On the Flathead, roughly 45 miles of ground return phone line remains in use, according to Light. The last of its kind, it connects the Black Cabin with the Salmon Forks, Big Prairie, Basin and Danaher cabins.
“In the early years, the cabins were built to help the Forest Service manage the backcountry,” Light said. “After the 1910 burn, we started focusing on fire suppression and the cabins became more important.”
The buildings at Big Prairie are squarely in the middle of the wilderness, while Danaher is difficult to reach and Gooseberry, in the Middle Fork, is even further removed.
The historic structures enliven the backcountry with their history, including tales of unexplained phenomena.
For members of the trail crew at Big Prairie, it’s the sound of footsteps upstairs in the tool shed, which was once used to house the complex’s winter caretakers, back when the Forest Service attempted to maintain a herd of stock in the backcountry through the winter.

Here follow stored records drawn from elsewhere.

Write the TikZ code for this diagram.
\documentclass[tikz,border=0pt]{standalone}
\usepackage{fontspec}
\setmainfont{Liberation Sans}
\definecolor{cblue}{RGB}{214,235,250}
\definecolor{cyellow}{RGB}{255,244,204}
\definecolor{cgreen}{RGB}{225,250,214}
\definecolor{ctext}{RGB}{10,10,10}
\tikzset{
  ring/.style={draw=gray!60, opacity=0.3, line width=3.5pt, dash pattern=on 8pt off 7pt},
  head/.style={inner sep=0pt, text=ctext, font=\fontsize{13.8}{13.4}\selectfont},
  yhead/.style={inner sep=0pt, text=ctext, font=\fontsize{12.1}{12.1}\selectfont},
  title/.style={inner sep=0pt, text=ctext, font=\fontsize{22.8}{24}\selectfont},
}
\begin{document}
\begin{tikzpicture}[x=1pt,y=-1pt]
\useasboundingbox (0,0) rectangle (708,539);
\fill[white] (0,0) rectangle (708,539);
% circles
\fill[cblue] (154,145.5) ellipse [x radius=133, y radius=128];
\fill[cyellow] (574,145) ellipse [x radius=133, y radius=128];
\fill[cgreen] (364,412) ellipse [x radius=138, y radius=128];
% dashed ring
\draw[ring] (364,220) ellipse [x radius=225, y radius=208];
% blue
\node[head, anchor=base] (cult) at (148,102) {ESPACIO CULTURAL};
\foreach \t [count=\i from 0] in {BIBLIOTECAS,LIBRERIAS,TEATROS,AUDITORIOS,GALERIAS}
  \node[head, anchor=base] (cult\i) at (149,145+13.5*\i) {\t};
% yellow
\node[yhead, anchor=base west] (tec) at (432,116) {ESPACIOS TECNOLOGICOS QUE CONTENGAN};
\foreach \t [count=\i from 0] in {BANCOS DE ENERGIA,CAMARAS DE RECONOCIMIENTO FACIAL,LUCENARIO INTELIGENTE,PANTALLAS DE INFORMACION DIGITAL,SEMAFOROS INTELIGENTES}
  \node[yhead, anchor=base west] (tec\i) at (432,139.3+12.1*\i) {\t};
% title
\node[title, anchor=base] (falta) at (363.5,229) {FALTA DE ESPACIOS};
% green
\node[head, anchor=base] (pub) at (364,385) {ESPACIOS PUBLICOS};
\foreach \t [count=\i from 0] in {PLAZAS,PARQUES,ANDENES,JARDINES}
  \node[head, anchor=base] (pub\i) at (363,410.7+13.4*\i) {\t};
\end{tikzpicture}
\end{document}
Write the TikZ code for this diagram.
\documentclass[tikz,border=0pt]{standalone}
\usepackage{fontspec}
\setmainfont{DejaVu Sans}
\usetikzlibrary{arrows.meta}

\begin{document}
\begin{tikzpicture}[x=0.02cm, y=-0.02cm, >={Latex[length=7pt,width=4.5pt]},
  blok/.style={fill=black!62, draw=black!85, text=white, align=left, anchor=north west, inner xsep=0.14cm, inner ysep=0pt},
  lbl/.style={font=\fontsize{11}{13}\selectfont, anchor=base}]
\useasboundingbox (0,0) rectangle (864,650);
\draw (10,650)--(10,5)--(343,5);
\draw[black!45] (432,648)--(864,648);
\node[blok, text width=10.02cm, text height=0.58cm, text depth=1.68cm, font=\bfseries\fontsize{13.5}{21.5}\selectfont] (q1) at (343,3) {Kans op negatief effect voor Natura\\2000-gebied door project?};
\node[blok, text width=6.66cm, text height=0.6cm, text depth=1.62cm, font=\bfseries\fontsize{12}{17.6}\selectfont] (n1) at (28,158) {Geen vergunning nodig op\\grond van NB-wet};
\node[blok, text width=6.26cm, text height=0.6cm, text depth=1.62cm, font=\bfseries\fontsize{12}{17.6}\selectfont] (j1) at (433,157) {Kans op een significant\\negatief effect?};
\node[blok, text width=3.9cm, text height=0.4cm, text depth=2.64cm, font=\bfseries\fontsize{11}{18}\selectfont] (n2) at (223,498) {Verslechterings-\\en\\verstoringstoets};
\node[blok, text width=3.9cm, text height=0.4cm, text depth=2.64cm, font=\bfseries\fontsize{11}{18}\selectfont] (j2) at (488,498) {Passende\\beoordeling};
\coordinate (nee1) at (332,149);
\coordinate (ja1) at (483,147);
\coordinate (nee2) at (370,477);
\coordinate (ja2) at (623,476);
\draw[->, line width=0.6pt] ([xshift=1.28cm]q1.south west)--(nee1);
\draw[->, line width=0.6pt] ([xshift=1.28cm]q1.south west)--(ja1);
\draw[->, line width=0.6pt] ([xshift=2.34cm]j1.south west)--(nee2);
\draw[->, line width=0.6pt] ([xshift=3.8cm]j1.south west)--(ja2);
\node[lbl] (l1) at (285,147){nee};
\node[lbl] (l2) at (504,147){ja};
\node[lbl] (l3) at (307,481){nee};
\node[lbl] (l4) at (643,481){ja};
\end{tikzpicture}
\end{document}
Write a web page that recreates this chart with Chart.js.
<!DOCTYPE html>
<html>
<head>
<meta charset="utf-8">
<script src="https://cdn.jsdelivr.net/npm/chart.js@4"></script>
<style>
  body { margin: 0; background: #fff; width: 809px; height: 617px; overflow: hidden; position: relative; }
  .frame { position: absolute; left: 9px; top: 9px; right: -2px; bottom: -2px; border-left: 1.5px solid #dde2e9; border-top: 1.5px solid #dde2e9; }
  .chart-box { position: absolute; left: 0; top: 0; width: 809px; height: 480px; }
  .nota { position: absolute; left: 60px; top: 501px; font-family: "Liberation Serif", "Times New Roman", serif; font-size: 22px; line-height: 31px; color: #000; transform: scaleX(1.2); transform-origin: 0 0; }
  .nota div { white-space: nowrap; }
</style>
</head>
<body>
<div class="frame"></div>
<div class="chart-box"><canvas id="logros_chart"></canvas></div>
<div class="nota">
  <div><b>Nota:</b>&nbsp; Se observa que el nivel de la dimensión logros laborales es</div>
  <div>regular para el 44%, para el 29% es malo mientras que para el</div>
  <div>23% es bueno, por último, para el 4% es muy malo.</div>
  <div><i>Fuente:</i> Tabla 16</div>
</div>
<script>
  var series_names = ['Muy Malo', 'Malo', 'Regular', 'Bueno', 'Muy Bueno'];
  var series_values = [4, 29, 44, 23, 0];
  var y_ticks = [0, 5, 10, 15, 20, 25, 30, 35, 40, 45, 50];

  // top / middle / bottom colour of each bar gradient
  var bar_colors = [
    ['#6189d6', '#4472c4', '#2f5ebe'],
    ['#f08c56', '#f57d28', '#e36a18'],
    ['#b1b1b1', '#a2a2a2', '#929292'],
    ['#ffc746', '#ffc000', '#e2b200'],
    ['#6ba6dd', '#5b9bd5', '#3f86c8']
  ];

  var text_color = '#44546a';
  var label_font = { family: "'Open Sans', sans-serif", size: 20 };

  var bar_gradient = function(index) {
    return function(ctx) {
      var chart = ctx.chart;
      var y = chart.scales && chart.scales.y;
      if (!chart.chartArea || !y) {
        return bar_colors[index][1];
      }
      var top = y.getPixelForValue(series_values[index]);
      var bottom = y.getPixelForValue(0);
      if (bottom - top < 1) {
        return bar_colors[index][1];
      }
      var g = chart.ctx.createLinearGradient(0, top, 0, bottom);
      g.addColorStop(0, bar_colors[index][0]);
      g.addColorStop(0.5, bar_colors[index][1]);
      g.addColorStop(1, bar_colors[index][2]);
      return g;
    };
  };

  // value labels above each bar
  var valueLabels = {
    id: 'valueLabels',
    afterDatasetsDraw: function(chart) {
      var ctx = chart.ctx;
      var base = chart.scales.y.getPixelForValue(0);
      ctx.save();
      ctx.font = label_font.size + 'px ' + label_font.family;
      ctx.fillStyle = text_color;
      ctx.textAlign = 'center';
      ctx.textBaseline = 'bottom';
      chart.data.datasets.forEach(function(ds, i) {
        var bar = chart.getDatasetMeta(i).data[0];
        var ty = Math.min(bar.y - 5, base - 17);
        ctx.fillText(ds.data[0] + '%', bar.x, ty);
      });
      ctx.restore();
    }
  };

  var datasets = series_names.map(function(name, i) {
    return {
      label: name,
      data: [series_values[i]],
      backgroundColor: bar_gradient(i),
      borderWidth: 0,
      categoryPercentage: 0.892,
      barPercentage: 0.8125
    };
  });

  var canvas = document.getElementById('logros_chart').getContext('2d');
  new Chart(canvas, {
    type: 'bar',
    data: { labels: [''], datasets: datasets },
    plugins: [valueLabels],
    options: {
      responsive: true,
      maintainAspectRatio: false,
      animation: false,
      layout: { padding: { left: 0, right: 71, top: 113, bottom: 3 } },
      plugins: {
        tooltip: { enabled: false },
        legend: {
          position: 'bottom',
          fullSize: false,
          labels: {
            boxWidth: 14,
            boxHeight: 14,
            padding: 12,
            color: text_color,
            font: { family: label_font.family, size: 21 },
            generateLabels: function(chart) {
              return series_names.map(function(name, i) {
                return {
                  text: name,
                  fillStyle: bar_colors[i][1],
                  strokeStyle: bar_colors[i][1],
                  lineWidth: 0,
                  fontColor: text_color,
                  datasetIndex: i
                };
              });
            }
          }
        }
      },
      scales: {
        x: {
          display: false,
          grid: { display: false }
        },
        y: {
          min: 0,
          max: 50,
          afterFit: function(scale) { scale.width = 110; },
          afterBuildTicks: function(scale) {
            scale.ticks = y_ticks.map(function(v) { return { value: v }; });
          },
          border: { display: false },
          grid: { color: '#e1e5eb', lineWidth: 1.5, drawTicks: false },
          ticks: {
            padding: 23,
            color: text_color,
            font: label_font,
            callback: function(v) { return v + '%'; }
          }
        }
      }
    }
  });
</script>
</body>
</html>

During the winter of 1923-24, Clayton Roush, his wife and the couple’s 2-year-old daughter lived at Big Prairie, looking after the forest’s livestock. In January, his daughter became ill, and Roush traveled the 100 miles to Missoula on snowshoes — roughly a weeklong trip — to seek medical advice. Upon his return, he found that his daughter had died a few days after his departure, a period during which his wife was fraught with anxiety and occupied her time worrying about her daughter and pacing back and forth in the upstairs bedroom.
Roush and his wife buried the girl on a small knoll adjacent to the west bank of the South Fork Flathead River, overlooking the building complex.
“Every now and then, when a trail crew is in there sharpening axes and doing things downstairs, they’ll swear they hear footsteps up above them,” Tad Wehunt, wilderness manager for the Spotted Bear Ranger District, said.